Dans un coup de
tonnerre qui secoue la République Démocratique du Congo, le ministre de la
Justice, Constant Mutamba, a fait une entrée fracassante à la prison centrale
de Makala à Kinshasa, où une tentative d’évasion a dégénéré en un carnage
atroce, tuant 129 détenus dans la nuit du 1er au 2 septembre. De retour d'une
mission au centre du pays, Mutamba, visiblement furieux, n’a pas mâché ses mots
: « Je viens d'atterrir et, croyez-moi, je règlerai cette affaire en deux
semaines. J'ai alerté à maintes reprises, mais tout le monde s'est ligué contre
moi. Voilà le résultat ! C'est un sabotage des actions du Chef de l'État, et
cela ne passera pas inaperçu. Chaque semaine, les magistrats envoient des
détenus ici sans tenir compte de la capacité de la prison. »
Mutamba a
vivement rejeté la thèse officielle d’une évasion, qualifiant les événements de
« sabotage », et accusant directement les magistrats d’être à l’origine du
problème. « Vous venez ici et vous faites sortir les gens clandestinement.
C'est un acte de sabotage, ce n'est pas une évasion. » Selon lui, les
magistrats ont systématiquement ignoré ses efforts pour désengorger la prison
en envoyant un nombre excessif de détenus, exacerbant ainsi la crise. « Toutes
les fois où j'ai désengorgé, ils ont envoyé le double. Depuis que j'ai
commencé, combien de détenus ont été envoyés ici après le désengorgement ?
C'est là où on saura d'où est parti cet acte de sabotage. On va sérieusement
sanctionner. »
Le chaos à
Makala semble désormais sous contrôle après trois jours de turbulences. La
Première ministre Judith Suminwa s’est rendue sur place pour évaluer les dégâts
et superviser la reprise des activités pénitentiaires. Les autorités ont fixé
un objectif ambitieux : réduire de moitié la population carcérale de Makala,
une prison initialement conçue pour 1 500 personnes mais qui en abrite
actuellement près de 15 000.
En parallèle, le
Conseil supérieur de la magistrature (CSM) a exhorté les magistrats à
poursuivre leurs fonctions malgré les récentes directives du ministère de la
Justice, qui ont restreint les transferts de détenus vers Makala et la prison
militaire de Ndolo. Le CSM a vivement réagi aux propositions du Vice-ministre
de la Justice, mettant en évidence les tensions croissantes au sein du système
judiciaire.
Le Dr. Marcelin Ndombele, spécialiste en droit pénal, offre une perspective critique : « La réaction du ministre Mutamba, bien que compréhensible dans le contexte de cette tragédie, risque de détourner l'attention des véritables enjeux. Le problème n’est pas seulement la gestion de la prison, mais un système judiciaire globalement défaillant. Le sabotage dont parle Mutamba est symptomatique d’une crise plus profonde dans le traitement des détenus et la gestion des établissements pénitentiaires. »

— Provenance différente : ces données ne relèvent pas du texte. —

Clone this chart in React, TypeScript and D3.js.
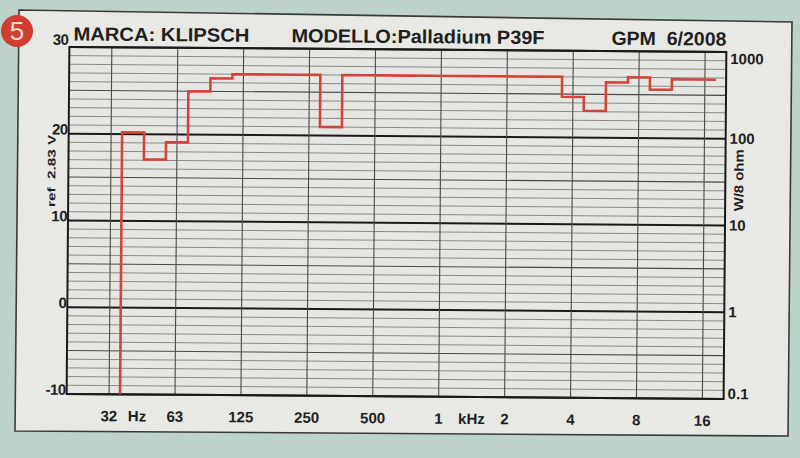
import React from 'react';
import * as d3 from 'd3';

// 1/3-octave band centres (Hz) and measured levels (dB ref 2.83 V)
const bandCentersHz = [40, 50, 63, 80, 100, 125, 160, 200, 250, 315, 400, 500, 630, 800, 1000, 1250, 1600, 2000, 2500, 3150, 4000, 5000, 6300, 8000, 10000, 12500, 16000];
const bandLevelsDb = [20.2, 17.1, 19.1, 25.0, 26.5, 27, 27, 27, 27, 21, 27, 27, 27, 27, 27, 27, 27, 27, 27, 27, 24.7, 23.1, 26.4, 27, 25.6, 26.8, 26.8];

const freqGridHz = [31.25, 62.5, 125, 250, 500, 1000, 2000, 4000, 8000, 16000];
const freqTickLabels = ['32', '63', '125', '250', '500', '1', '2', '4', '8', '16'];
const unitPositionsHz = [42, 1414];
const unitLabels = ['Hz', 'kHz'];
const dbTicks = [30, 20, 10, 0, -10];
const powerTicks = [1000, 100, 10, 1, 0.1];
const powerTickLabels = ['1000', '100', '10', '1', '0.1'];
const titleTexts = ['MARCA: KLIPSCH', 'MODELLO:Palladium P39F', 'GPM  6/2008'];
const leftAxisTitle = 'ref  2.83 V';
const rightAxisTitle = 'W/8 ohm';
const badgeText = '5';

const W = 800;
const H = 458;
const FONT = "'Liberation Sans', Arial, Helvetica, sans-serif";
const INK = '#1f1f1f';
const RED = '#d2453a';

export default function App() {
  const left = 68, right = 725, top = 49.5, bottom = 396.5;
  const x = d3.scaleLog().domain([20, 20000]).range([left, right]);
  const y = d3.scaleLinear().domain([-10, 30]).range([bottom, top]);
  const yPow = d3.scaleLog().domain([0.1, 1000]).range([bottom, top]);

  // exact 1/3-octave centres and band edges
  const exact = (f: number) => 1000 * Math.pow(2, Math.round(3 * Math.log2(f / 1000)) / 3);
  const pts: [number, number][] = [];
  bandCentersHz.forEach((fc, i) => {
    const c = exact(fc);
    const lo = c / Math.pow(2, 1 / 6);
    const hi = c * Math.pow(2, 1 / 6);
    if (i === 0) pts.push([lo, y.domain()[0]]);
    pts.push([lo, bandLevelsDb[i]]);
    pts.push([hi, bandLevelsDb[i]]);
  });
  const line = d3.line<[number, number]>().x(d => x(d[0])).y(d => y(d[1]));

  const hLines = d3.range(-10, 31, 1);

  return (
    <svg width={W} height={H} viewBox={`0 0 ${W} ${H}`} style={{ position: 'absolute', left: 0, top: 0 }}>
      <rect x={0} y={0} width={W} height={H} fill="#bdd3c9" />
      <polygon points="19,10 792,22 788,436 15,431" fill="#e8e8e4" stroke="#3a3a3a" strokeWidth={1.6} />
      <g transform="rotate(0.45 400 222)" fontFamily={FONT} fontWeight="bold" fill={INK}>
        <rect x={left} y={top} width={right - left} height={bottom - top} fill="#e6e6e2" />
        {hLines.map(v => {
          const major = v % 10 === 0;
          const mid = !major && v % 5 === 0;
          return (
            <line key={'h' + v} x1={left} x2={right} y1={y(v)} y2={y(v)}
              stroke={major ? '#1a1a1a' : mid ? '#4a4a4a' : '#808080'}
              strokeWidth={major ? 2 : mid ? 1.2 : 0.9} />
          );
        })}
        {freqGridHz.map(f => (
          <line key={'v' + f} x1={x(f)} x2={x(f)} y1={top} y2={bottom} stroke="#4a4a4a" strokeWidth={1.1} />
        ))}
        <rect x={left} y={top} width={right - left} height={bottom - top} fill="none" stroke="#1a1a1a" strokeWidth={2} />
        <path d={line(pts) || ''} fill="none" stroke={RED} strokeWidth={2.6} strokeLinejoin="miter" />

        {titleTexts.map((t, i) => (
          <text key={t} x={[72, 290, 610][i]} y={43} fontSize={19} style={{ whiteSpace: 'pre' }}
            textLength={[176, 253, 115][i]} lengthAdjust="spacingAndGlyphs">{t}</text>
        ))}

        {dbTicks.map((v, i) => (
          <text key={'db' + v} x={left - 1} y={i === 0 ? y(v) - 2 : y(v) + 1} fontSize={15} textAnchor="end"
            letterSpacing={-0.5}>{v}</text>
        ))}
        {powerTicks.map((v, i) => (
          <text key={'p' + v} x={right + 4} y={Math.min(Math.max(yPow(v) + 5, top + 12), bottom)} fontSize={15}>
            {powerTickLabels[i]}
          </text>
        ))}
        {freqGridHz.map((f, i) => (
          <text key={'f' + f} x={x(f)} y={bottom + 27} fontSize={15} textAnchor="middle">{freqTickLabels[i]}</text>
        ))}
        {unitPositionsHz.map((f, i) => (
          <text key={'u' + f} x={x(f)} y={bottom + 27} fontSize={15} textAnchor="middle">{unitLabels[i]}</text>
        ))}
        <text transform={`translate(55,${(y(20) + y(10)) / 2 - 6}) rotate(-90)`} fontSize={11} textAnchor="middle"
          textLength={72} lengthAdjust="spacingAndGlyphs" style={{ whiteSpace: 'pre' }}>{leftAxisTitle}</text>
        <text transform={`translate(743,${(yPow(100) + yPow(10)) / 2 - 2}) rotate(-90)`} fontSize={13} textAnchor="middle"
          textLength={62} lengthAdjust="spacingAndGlyphs">{rightAxisTitle}</text>
      </g>
      <circle cx={17} cy={31} r={16} fill="#cf3e33" />
      <text x={17} y={40} fontSize={26} fontFamily={FONT} textAnchor="middle" fill="#f5ddd7">{badgeText}</text>
    </svg>
  );
}
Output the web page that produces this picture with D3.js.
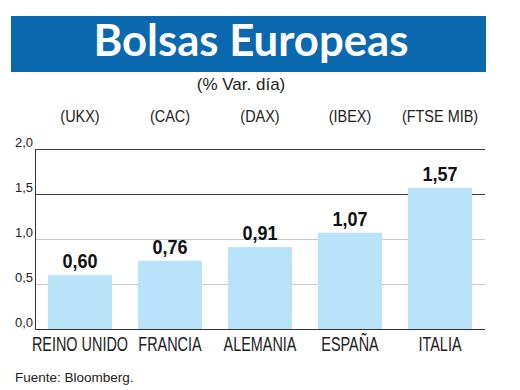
<!DOCTYPE html>
<html><head><meta charset="utf-8">
<script src="https://cdn.jsdelivr.net/npm/d3@7"></script>
<style>
html,body{margin:0;padding:0;background:#fff;}
svg{display:block;}
</style></head>
<body>
<svg id="c" width="520" height="390"></svg>
<script>
const categories = ["REINO UNIDO", "FRANCIA", "ALEMANIA", "ESPAÑA", "ITALIA"];
const tickers = ["(UKX)", "(CAC)", "(DAX)", "(IBEX)", "(FTSE MIB)"];
const values = [0.60, 0.76, 0.91, 1.07, 1.57];
const yTicks = [0, 0.5, 1.0, 1.5, 2.0];
const title = "Bolsas Europeas";
const subtitle = "(% Var. día)";
const source = "Fuente: Bloomberg.";

const svg = d3.select("#c");
const sans = "'Liberation Sans', Arial, Helvetica, sans-serif";
const fmt = v => d3.format(".2f")(v).replace(".", ",");
const fmt1 = v => d3.format(".1f")(v).replace(".", ",");

// helper: horizontally condensed text anchored at (x,y)
function ctext(sel, sx) {
  return sel.append("g").attr("class", "ct").each(function(){}).attr("data-sx", sx);
}

// Title banner
svg.append("rect").attr("x", 11).attr("y", 16).attr("width", 475).attr("height", 56).attr("fill", "#0a68ae");
svg.append("text").attr("x", 251).attr("y", 56).attr("text-anchor", "middle")
  .attr("font-family", "Lato, 'Open Sans', sans-serif").attr("font-weight", "bold")
  .attr("font-size", 44).attr("fill", "#fff")
  .attr("textLength", 315).attr("lengthAdjust", "spacingAndGlyphs")
  .text(title);
svg.append("text").attr("x", 241).attr("y", 90).attr("text-anchor", "middle")
  .attr("font-family", sans).attr("font-size", 17).attr("fill", "#222")
  .text(subtitle);

const x = d3.scaleBand().domain(categories).range([35, 485]).paddingInner(0.289).paddingOuter(0.1444);
const y = d3.scaleLinear().domain([0, 2]).range([329, 149]);
const cx = c => x(c) + x.bandwidth() / 2;

// gridlines
svg.append("g").selectAll("line").data(yTicks.filter(d => d > 0)).join("line")
  .attr("x1", 35).attr("x2", 485)
  .attr("y1", d => Math.round(y(d)) + 0.5).attr("y2", d => Math.round(y(d)) + 0.5)
  .attr("stroke", d => d >= 1.5 ? "#444" : "#c8c8c8").attr("stroke-width", 1);

// bars
svg.append("g").selectAll("rect").data(values).join("rect")
  .attr("x", (d, i) => x(categories[i])).attr("width", x.bandwidth())
  .attr("y", d => y(d)).attr("height", d => y(0) - y(d))
  .attr("fill", "#b9e3f8");

// axes lines
svg.append("line").attr("x1", 35.5).attr("x2", 35.5).attr("y1", 149).attr("y2", 329.5).attr("stroke", "#333");
svg.append("line").attr("x1", 35).attr("x2", 485).attr("y1", 329.5).attr("y2", 329.5).attr("stroke", "#333");

// y tick labels
svg.append("g").selectAll("text").data(yTicks).join("text")
  .attr("x", 33).attr("y", d => y(d) - 2).attr("text-anchor", "end")
  .attr("font-family", sans).attr("font-size", 13).attr("fill", "#222")
  .text(d => fmt1(d));

// value labels (slightly condensed bold)
svg.append("g").selectAll("text").data(values).join("text")
  .attr("transform", (d, i) => `translate(${cx(categories[i])},${y(d) - 7}) scale(0.9,1)`)
  .attr("text-anchor", "middle")
  .attr("font-family", sans).attr("font-weight", "bold")
  .attr("font-size", 20).attr("fill", "#111")
  .text(d => fmt(d));

// tickers
svg.append("g").selectAll("text").data(tickers).join("text")
  .attr("transform", (d, i) => `translate(${cx(categories[i])},122) scale(0.85,1)`)
  .attr("text-anchor", "middle")
  .attr("font-family", sans).attr("font-size", 17).attr("fill", "#222")
  .text(d => d);

// category labels (condensed)
svg.append("g").selectAll("text").data(categories).join("text")
  .attr("transform", d => `translate(${cx(d)},351) scale(0.74,1)`)
  .attr("text-anchor", "middle")
  .attr("font-family", sans).attr("font-size", 19.5).attr("fill", "#222")
  .text(d => d);

svg.append("text").attr("x", 15).attr("y", 382)
  .attr("font-family", sans).attr("font-size", 13.5).attr("fill", "#222")
  .text(source);
</script>
</body></html>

De son côté, le Professeur Marie-Claire Ndebele, expert en gestion des crises, insiste sur la complexité de la situation : « La situation à Makala est tragique, mais il est crucial de ne pas attribuer toute la responsabilité à une seule partie. Le désengorgement des prisons est un processus complexe qui nécessite une approche coordonnée entre différents acteurs. Les accusations de sabotage doivent être examinées dans le contexte plus large des défis de gestion carcérale. Une réforme structurelle est essentielle pour éviter de futures tragédies. »
Ce drame à Makala révèle non seulement les failles du système pénitentiaire congolais, mais aussi les fractures profondes au sein du gouvernement. Les accusations mutuelles et les tensions croissantes ne doivent pas masquer l’urgence d’une réforme systémique. La RDC doit impérativement prendre des mesures décisives pour rétablir l’ordre et la justice dans ses établissements pénitentiaires, afin d’éviter que de telles tragédies ne se reproduisent. La prise en charge de cette crise doit être globale et orientée vers des solutions durables pour restaurer la confiance et la sécurité.